:: REQUIRED WORK ::
Print all of the lines exactly. Any picture among them stays out.

[BEGIN]

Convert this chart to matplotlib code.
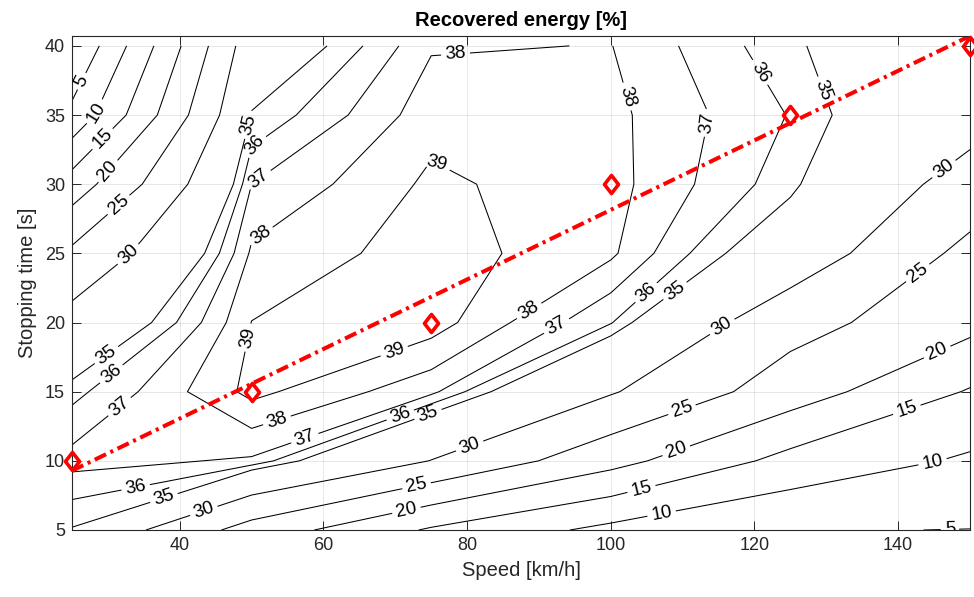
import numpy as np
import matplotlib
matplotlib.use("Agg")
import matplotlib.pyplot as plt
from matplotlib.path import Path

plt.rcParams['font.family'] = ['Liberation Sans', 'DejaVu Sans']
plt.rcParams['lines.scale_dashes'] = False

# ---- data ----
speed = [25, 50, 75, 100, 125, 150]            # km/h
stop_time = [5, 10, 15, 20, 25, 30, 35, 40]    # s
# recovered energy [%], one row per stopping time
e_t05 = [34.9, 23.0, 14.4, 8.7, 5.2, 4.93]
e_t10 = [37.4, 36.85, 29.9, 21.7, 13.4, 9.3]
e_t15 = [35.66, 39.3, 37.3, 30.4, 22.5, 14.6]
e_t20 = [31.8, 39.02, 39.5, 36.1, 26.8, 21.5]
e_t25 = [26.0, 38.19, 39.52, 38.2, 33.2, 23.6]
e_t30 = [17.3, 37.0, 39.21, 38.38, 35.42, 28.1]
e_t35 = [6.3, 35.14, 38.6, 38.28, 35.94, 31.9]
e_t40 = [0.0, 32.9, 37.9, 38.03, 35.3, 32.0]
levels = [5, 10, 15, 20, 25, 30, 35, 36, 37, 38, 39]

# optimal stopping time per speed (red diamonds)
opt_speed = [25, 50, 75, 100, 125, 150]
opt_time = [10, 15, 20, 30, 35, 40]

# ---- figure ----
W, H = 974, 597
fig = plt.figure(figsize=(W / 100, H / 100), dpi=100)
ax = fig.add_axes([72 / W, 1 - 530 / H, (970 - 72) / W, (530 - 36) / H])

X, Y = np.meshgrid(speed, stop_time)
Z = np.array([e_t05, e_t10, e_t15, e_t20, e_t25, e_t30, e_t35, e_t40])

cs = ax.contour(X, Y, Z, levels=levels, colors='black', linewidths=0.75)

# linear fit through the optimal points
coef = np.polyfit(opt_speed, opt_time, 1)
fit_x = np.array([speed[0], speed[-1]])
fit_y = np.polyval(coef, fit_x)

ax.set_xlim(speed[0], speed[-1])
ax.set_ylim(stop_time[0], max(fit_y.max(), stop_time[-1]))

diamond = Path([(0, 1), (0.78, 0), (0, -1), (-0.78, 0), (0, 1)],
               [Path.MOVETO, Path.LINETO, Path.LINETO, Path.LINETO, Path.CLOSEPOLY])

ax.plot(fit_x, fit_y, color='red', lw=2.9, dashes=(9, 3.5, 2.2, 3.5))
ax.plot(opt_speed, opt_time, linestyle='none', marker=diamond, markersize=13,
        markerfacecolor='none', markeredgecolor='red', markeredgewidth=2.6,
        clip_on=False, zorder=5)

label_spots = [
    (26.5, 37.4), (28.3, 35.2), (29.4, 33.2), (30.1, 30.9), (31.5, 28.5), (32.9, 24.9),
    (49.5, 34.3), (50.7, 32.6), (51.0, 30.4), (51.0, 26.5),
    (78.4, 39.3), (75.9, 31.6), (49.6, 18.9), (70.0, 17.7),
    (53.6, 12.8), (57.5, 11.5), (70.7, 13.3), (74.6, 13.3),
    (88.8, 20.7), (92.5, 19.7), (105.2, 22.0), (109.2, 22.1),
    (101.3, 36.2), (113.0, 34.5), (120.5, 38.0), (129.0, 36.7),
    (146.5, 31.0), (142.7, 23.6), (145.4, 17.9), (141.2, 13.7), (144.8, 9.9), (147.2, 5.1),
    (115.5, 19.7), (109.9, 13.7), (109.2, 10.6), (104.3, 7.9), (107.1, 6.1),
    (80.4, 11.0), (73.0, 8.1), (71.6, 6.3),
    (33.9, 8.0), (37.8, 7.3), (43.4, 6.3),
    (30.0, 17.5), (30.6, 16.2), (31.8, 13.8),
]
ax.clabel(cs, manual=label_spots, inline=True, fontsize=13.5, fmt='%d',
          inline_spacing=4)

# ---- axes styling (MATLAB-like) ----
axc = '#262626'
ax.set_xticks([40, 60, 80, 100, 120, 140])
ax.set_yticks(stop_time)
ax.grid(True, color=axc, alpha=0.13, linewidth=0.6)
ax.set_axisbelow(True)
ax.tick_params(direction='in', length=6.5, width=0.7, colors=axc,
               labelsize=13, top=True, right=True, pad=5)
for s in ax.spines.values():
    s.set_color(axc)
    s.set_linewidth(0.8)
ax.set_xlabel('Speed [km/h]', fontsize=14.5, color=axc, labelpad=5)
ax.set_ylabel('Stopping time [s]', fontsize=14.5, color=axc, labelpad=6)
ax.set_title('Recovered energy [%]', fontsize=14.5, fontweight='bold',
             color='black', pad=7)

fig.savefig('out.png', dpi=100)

[END]

:: RESULT OF THIS TASK ::
Convert this chart to matplotlib code.
import numpy as np
import matplotlib
matplotlib.use("Agg")
import matplotlib.pyplot as plt
from matplotlib.path import Path

plt.rcParams['font.family'] = ['Liberation Sans', 'DejaVu Sans']
plt.rcParams['lines.scale_dashes'] = False

# ---- data ----
speed = [25, 50, 75, 100, 125, 150]            # km/h
stop_time = [5, 10, 15, 20, 25, 30, 35, 40]    # s
# recovered energy [%], one row per stopping time
e_t05 = [34.9, 23.0, 14.4, 8.7, 5.2, 4.93]
e_t10 = [37.4, 36.85, 29.9, 21.7, 13.4, 9.3]
e_t15 = [35.66, 39.3, 37.3, 30.4, 22.5, 14.6]
e_t20 = [31.8, 39.02, 39.5, 36.1, 26.8, 21.5]
e_t25 = [26.0, 38.19, 39.52, 38.2, 33.2, 23.6]
e_t30 = [17.3, 37.0, 39.21, 38.38, 35.42, 28.1]
e_t35 = [6.3, 35.14, 38.6, 38.28, 35.94, 31.9]
e_t40 = [0.0, 32.9, 37.9, 38.03, 35.3, 32.0]
levels = [5, 10, 15, 20, 25, 30, 35, 36, 37, 38, 39]

# optimal stopping time per speed (red diamonds)
opt_speed = [25, 50, 75, 100, 125, 150]
opt_time = [10, 15, 20, 30, 35, 40]

# ---- figure ----
W, H = 974, 597
fig = plt.figure(figsize=(W / 100, H / 100), dpi=100)
ax = fig.add_axes([72 / W, 1 - 530 / H, (970 - 72) / W, (530 - 36) / H])

X, Y = np.meshgrid(speed, stop_time)
Z = np.array([e_t05, e_t10, e_t15, e_t20, e_t25, e_t30, e_t35, e_t40])

cs = ax.contour(X, Y, Z, levels=levels, colors='black', linewidths=0.75)

# linear fit through the optimal points
coef = np.polyfit(opt_speed, opt_time, 1)
fit_x = np.array([speed[0], speed[-1]])
fit_y = np.polyval(coef, fit_x)

ax.set_xlim(speed[0], speed[-1])
ax.set_ylim(stop_time[0], max(fit_y.max(), stop_time[-1]))

diamond = Path([(0, 1), (0.78, 0), (0, -1), (-0.78, 0), (0, 1)],
               [Path.MOVETO, Path.LINETO, Path.LINETO, Path.LINETO, Path.CLOSEPOLY])

ax.plot(fit_x, fit_y, color='red', lw=2.9, dashes=(9, 3.5, 2.2, 3.5))
ax.plot(opt_speed, opt_time, linestyle='none', marker=diamond, markersize=13,
        markerfacecolor='none', markeredgecolor='red', markeredgewidth=2.6,
        clip_on=False, zorder=5)

label_spots = [
    (26.5, 37.4), (28.3, 35.2), (29.4, 33.2), (30.1, 30.9), (31.5, 28.5), (32.9, 24.9),
    (49.5, 34.3), (50.7, 32.6), (51.0, 30.4), (51.0, 26.5),
    (78.4, 39.3), (75.9, 31.6), (49.6, 18.9), (70.0, 17.7),
    (53.6, 12.8), (57.5, 11.5), (70.7, 13.3), (74.6, 13.3),
    (88.8, 20.7), (92.5, 19.7), (105.2, 22.0), (109.2, 22.1),
    (101.3, 36.2), (113.0, 34.5), (120.5, 38.0), (129.0, 36.7),
    (146.5, 31.0), (142.7, 23.6), (145.4, 17.9), (141.2, 13.7), (144.8, 9.9), (147.2, 5.1),
    (115.5, 19.7), (109.9, 13.7), (109.2, 10.6), (104.3, 7.9), (107.1, 6.1),
    (80.4, 11.0), (73.0, 8.1), (71.6, 6.3),
    (33.9, 8.0), (37.8, 7.3), (43.4, 6.3),
    (30.0, 17.5), (30.6, 16.2), (31.8, 13.8),
]
ax.clabel(cs, manual=label_spots, inline=True, fontsize=13.5, fmt='%d',
          inline_spacing=4)

# ---- axes styling (MATLAB-like) ----
axc = '#262626'
ax.set_xticks([40, 60, 80, 100, 120, 140])
ax.set_yticks(stop_time)
ax.grid(True, color=axc, alpha=0.13, linewidth=0.6)
ax.set_axisbelow(True)
ax.tick_params(direction='in', length=6.5, width=0.7, colors=axc,
               labelsize=13, top=True, right=True, pad=5)
for s in ax.spines.values():
    s.set_color(axc)
    s.set_linewidth(0.8)
ax.set_xlabel('Speed [km/h]', fontsize=14.5, color=axc, labelpad=5)
ax.set_ylabel('Stopping time [s]', fontsize=14.5, color=axc, labelpad=6)
ax.set_title('Recovered energy [%]', fontsize=14.5, fontweight='bold',
             color='black', pad=7)

fig.savefig('out.png', dpi=100)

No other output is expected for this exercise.